→ Instructions for the task:
The lines to return are those from the one containing "Reproduce this chart with Chart.js." down to the one containing "const yTicks = [2.0, 2.5, 3.0, 3.5, 4.0, 4.5];", inclusive; return them exactly and nothing else.

** begin Working data **

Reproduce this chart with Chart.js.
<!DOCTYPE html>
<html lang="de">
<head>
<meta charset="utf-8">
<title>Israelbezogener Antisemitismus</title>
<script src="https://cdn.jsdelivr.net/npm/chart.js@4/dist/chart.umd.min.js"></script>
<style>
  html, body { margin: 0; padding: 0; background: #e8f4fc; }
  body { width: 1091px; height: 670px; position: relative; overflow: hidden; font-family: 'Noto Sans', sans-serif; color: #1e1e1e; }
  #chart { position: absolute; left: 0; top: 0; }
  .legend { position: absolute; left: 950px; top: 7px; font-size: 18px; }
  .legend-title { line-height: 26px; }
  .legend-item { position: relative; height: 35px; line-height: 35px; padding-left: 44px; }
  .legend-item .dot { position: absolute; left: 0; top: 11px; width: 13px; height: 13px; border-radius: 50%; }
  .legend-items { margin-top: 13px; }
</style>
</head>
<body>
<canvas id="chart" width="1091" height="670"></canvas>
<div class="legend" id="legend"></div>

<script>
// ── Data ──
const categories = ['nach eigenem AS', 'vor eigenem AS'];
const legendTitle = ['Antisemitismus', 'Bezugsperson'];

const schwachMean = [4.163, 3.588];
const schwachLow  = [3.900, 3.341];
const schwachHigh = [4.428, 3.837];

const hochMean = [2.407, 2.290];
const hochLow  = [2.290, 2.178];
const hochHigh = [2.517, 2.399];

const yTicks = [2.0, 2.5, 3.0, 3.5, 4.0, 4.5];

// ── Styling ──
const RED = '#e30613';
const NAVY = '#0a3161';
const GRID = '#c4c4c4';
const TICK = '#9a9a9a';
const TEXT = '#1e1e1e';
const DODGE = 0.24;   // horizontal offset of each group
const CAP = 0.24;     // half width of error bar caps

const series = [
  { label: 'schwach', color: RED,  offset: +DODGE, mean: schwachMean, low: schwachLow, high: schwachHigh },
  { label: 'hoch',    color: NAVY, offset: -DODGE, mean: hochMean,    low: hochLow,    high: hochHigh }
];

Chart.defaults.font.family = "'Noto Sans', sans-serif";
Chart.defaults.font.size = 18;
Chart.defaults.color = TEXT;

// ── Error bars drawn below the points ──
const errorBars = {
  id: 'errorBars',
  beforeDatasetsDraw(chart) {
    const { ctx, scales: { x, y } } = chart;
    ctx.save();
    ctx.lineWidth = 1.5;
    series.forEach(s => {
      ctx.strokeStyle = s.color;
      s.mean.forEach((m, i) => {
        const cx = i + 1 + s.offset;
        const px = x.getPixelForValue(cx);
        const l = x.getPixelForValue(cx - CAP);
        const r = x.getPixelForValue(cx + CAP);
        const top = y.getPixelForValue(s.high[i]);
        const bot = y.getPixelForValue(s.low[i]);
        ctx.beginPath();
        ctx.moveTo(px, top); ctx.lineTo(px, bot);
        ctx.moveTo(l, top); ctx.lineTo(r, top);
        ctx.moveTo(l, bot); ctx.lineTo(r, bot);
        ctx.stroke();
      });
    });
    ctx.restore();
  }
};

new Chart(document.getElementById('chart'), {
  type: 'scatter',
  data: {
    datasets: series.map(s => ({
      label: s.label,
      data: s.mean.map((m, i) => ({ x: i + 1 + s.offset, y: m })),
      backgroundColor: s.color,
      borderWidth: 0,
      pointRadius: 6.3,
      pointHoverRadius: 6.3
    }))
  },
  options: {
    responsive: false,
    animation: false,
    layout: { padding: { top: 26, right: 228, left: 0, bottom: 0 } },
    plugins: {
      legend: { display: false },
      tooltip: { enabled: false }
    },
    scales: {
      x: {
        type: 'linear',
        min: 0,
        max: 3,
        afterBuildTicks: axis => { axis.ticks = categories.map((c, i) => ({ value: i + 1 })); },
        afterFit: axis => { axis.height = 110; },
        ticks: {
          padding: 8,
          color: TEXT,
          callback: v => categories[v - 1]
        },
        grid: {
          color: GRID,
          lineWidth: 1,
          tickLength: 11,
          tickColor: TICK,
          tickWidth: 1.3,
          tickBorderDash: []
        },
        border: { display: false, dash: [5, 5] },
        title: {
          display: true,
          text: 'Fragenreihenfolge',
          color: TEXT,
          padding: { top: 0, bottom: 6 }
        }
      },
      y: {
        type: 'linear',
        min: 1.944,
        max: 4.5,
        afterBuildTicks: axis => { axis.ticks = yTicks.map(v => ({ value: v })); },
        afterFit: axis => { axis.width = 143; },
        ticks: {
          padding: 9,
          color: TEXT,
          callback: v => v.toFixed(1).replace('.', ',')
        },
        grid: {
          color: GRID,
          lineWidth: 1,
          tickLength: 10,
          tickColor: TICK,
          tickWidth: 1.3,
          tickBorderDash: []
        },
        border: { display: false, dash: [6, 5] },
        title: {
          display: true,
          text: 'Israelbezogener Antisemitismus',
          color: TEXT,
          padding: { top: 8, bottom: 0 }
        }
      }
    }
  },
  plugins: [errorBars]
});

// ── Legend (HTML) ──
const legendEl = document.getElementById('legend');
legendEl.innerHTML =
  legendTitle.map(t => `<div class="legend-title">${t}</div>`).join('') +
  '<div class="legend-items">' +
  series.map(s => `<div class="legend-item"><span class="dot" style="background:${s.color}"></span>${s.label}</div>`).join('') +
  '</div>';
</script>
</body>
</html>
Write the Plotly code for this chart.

** end Working data **
** begin Working data **

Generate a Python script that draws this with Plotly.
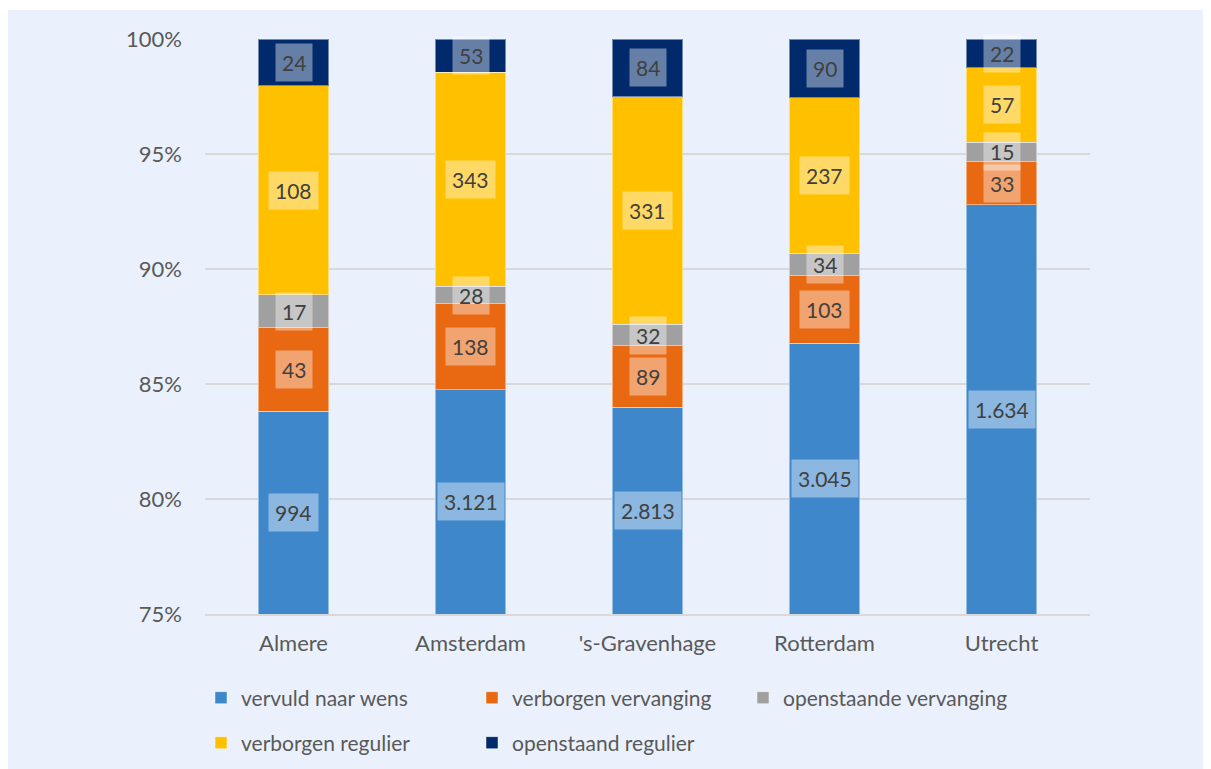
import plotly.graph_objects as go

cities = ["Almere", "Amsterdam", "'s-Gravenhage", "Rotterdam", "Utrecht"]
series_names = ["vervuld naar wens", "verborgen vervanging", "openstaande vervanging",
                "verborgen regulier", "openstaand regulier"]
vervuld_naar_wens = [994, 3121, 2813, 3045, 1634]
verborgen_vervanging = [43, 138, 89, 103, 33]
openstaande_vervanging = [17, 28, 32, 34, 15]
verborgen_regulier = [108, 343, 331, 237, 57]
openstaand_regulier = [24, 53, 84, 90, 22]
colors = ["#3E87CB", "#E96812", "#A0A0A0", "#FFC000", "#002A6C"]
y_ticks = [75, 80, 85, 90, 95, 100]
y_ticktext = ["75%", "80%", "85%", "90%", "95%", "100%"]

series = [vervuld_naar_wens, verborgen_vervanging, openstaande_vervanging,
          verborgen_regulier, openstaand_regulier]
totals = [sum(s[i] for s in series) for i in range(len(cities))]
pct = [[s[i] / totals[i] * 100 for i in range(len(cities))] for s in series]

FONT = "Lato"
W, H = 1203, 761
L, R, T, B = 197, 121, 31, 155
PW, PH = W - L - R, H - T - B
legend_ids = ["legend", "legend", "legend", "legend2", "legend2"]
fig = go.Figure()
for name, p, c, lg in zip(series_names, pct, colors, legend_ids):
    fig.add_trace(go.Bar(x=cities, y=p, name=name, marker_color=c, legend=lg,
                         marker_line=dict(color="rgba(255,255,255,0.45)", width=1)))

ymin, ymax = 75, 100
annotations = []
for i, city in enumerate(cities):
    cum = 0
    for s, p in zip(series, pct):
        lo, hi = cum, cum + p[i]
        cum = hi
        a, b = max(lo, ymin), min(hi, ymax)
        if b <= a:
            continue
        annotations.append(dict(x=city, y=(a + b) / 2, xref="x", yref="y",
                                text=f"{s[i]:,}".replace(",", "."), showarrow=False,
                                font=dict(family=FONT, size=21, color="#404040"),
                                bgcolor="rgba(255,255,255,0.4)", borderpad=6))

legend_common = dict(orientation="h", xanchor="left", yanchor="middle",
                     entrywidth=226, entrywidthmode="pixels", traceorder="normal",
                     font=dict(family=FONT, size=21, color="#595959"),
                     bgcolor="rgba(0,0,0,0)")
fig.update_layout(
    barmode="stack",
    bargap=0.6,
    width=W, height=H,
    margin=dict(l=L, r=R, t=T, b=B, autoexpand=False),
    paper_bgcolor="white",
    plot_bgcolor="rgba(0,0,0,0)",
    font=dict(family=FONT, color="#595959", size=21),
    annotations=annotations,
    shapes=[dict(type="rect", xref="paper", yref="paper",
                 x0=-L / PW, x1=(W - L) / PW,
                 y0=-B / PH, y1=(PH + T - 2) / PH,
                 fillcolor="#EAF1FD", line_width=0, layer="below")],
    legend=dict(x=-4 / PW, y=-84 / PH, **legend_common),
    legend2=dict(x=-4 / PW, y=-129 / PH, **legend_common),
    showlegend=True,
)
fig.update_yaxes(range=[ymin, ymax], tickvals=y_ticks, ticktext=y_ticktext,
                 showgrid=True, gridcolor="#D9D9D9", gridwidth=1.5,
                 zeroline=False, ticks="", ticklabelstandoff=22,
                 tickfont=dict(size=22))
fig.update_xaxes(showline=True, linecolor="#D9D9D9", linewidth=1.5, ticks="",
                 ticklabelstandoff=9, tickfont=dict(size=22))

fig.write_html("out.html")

** end Working data **
** begin Working data **

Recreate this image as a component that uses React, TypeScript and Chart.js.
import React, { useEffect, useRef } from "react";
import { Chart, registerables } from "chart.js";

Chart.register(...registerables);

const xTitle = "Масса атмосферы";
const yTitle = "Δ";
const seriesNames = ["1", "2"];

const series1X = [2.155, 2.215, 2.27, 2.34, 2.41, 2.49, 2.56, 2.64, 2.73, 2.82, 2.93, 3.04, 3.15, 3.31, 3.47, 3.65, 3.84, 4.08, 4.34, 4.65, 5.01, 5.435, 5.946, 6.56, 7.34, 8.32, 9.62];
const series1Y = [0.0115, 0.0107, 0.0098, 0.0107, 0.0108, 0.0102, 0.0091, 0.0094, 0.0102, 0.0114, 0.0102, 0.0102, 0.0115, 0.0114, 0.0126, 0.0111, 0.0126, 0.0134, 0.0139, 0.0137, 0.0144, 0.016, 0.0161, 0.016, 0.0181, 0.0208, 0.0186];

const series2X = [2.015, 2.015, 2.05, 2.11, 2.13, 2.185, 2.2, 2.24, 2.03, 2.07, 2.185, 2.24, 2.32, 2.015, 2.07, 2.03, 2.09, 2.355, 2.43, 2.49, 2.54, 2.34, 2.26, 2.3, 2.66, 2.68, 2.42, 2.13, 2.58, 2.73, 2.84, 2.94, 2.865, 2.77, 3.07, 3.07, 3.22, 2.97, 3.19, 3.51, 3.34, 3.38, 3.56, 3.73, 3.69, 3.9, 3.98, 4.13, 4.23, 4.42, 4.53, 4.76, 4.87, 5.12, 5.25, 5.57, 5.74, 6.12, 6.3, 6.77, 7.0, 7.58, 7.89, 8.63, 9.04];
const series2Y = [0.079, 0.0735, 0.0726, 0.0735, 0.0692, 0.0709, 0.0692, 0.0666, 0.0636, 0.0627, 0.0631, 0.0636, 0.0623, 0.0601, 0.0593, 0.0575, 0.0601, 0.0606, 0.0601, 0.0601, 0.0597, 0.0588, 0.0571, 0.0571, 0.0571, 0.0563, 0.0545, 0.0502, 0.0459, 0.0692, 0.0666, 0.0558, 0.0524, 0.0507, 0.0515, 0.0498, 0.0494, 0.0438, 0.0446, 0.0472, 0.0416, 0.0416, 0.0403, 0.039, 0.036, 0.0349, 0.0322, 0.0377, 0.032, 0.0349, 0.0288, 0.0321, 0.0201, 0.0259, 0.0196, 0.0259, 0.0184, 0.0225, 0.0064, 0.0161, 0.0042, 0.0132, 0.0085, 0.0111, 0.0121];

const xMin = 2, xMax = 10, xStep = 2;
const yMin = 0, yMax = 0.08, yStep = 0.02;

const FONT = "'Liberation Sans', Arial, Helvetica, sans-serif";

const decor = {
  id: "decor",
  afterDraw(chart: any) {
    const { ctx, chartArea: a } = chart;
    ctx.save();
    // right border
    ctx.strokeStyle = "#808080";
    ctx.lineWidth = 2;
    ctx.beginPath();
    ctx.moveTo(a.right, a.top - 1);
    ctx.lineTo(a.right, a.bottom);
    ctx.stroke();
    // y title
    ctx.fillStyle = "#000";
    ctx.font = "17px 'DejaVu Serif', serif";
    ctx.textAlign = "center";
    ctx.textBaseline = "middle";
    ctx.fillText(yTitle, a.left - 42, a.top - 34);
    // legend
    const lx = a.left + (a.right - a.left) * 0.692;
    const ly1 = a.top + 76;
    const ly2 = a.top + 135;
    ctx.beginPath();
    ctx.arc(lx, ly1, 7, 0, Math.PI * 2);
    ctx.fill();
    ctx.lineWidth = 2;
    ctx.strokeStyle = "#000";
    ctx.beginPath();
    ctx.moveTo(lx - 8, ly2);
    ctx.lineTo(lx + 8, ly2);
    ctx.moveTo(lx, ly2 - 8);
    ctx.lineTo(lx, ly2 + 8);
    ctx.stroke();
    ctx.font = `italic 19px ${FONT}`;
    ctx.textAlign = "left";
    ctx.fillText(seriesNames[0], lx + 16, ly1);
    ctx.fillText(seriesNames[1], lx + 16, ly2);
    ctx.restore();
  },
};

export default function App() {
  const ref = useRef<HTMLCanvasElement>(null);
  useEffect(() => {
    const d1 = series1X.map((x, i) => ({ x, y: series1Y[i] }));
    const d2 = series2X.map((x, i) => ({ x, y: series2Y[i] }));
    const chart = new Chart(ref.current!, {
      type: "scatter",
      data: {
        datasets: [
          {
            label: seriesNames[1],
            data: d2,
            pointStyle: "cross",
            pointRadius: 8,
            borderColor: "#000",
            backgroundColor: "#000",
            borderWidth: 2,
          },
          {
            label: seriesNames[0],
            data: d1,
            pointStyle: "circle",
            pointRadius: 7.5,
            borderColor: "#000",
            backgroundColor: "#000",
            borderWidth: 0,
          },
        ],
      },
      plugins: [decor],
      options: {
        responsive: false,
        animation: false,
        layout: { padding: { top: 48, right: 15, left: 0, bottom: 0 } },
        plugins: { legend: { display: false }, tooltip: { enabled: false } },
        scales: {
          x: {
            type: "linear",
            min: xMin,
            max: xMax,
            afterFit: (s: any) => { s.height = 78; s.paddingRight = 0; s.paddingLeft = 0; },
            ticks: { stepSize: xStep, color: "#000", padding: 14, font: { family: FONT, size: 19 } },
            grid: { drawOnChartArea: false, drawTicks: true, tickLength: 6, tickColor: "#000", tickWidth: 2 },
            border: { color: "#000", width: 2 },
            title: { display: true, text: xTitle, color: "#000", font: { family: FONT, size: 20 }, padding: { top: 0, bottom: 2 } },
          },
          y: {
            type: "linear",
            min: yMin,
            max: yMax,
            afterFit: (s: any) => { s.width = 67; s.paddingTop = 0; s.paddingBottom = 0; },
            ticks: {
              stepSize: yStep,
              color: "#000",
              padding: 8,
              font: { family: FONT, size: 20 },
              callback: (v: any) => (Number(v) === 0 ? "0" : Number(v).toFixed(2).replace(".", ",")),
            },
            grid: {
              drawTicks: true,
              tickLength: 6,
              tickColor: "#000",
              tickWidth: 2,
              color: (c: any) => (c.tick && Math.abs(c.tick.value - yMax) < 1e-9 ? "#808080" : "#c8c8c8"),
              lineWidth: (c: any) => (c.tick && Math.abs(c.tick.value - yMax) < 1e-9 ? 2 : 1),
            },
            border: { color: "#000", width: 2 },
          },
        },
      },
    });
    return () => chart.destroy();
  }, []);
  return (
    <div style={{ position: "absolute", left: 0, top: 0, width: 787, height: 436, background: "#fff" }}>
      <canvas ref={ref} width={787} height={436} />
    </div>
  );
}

** end Working data **

→ Correct response:
Reproduce this chart with Chart.js.
<!DOCTYPE html>
<html lang="de">
<head>
<meta charset="utf-8">
<title>Israelbezogener Antisemitismus</title>
<script src="https://cdn.jsdelivr.net/npm/chart.js@4/dist/chart.umd.min.js"></script>
<style>
  html, body { margin: 0; padding: 0; background: #e8f4fc; }
  body { width: 1091px; height: 670px; position: relative; overflow: hidden; font-family: 'Noto Sans', sans-serif; color: #1e1e1e; }
  #chart { position: absolute; left: 0; top: 0; }
  .legend { position: absolute; left: 950px; top: 7px; font-size: 18px; }
  .legend-title { line-height: 26px; }
  .legend-item { position: relative; height: 35px; line-height: 35px; padding-left: 44px; }
  .legend-item .dot { position: absolute; left: 0; top: 11px; width: 13px; height: 13px; border-radius: 50%; }
  .legend-items { margin-top: 13px; }
</style>
</head>
<body>
<canvas id="chart" width="1091" height="670"></canvas>
<div class="legend" id="legend"></div>

<script>
// ── Data ──
const categories = ['nach eigenem AS', 'vor eigenem AS'];
const legendTitle = ['Antisemitismus', 'Bezugsperson'];

const schwachMean = [4.163, 3.588];
const schwachLow  = [3.900, 3.341];
const schwachHigh = [4.428, 3.837];

const hochMean = [2.407, 2.290];
const hochLow  = [2.290, 2.178];
const hochHigh = [2.517, 2.399];

const yTicks = [2.0, 2.5, 3.0, 3.5, 4.0, 4.5];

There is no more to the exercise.